MP4 (AVC/AAC) Progressive
Audio: 192Kbps, 48kHz, 16 bit, Stereo, AAC
Video: 29.970 fps, 1280x720 Progressive, YUV, Average 20Mbps with a maximum of 50Mbps, progressive download enabled.
I downsample my 1080p 30FPS recordings to 720p to allow some pan and scan ability. Okay, I looked at a couple of your videos and you don't need to do that. Those settings are for pro youtubers (SciShow and the like) shooting on sets with DLSRs and yada yada. YouTube will process your video just fine at half of that and, unless your footage is recorded at that rate, you're not gaining anything by it.
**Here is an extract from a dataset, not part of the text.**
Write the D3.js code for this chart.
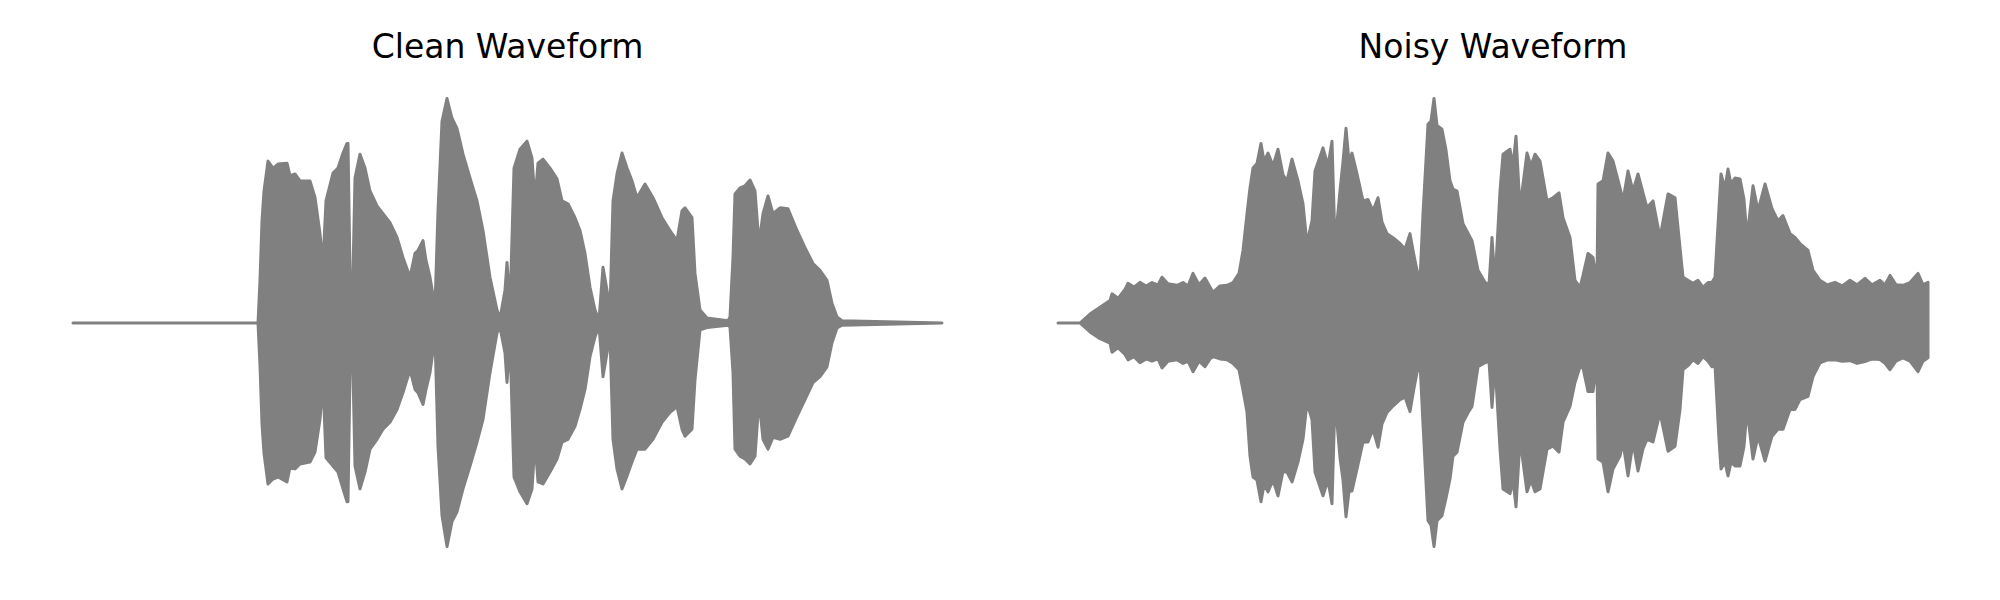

I don't know what kind of cameras you're using, but I shoot with my Samsung NX300 at 1080p 30fps and it records at around 16Mbps (~28 if I shoot at 60FPS). For conventions, I shoot with both that camera and my JVC camcorder (1080p 30fps, 28Mbps), and it still renders at about 2-2.5x speed after editing.
If you go down to 20Mbps, I don't think you'll see any real drop in quality and your render times will be cut in half.
Sample video:
Second of all my camera is for reals. With the GH4 I typically record Netrunner videos at 1080p 30fps 50Mbps. That's pretty much as low as it goes.
The panel we just did at PAX I recorded at 3840x2160 (4K) 30fps 100Mbps
Also, we're using Adobe Premiere and Adobe Media Encoder.
So the reason your encodes take so much less time is because your source material is way smaller and your output frames are half as large. Also, are you not doing VBR?
I couldn't get the denoisers to clean it up enough without adding too many artifacts, so I left it.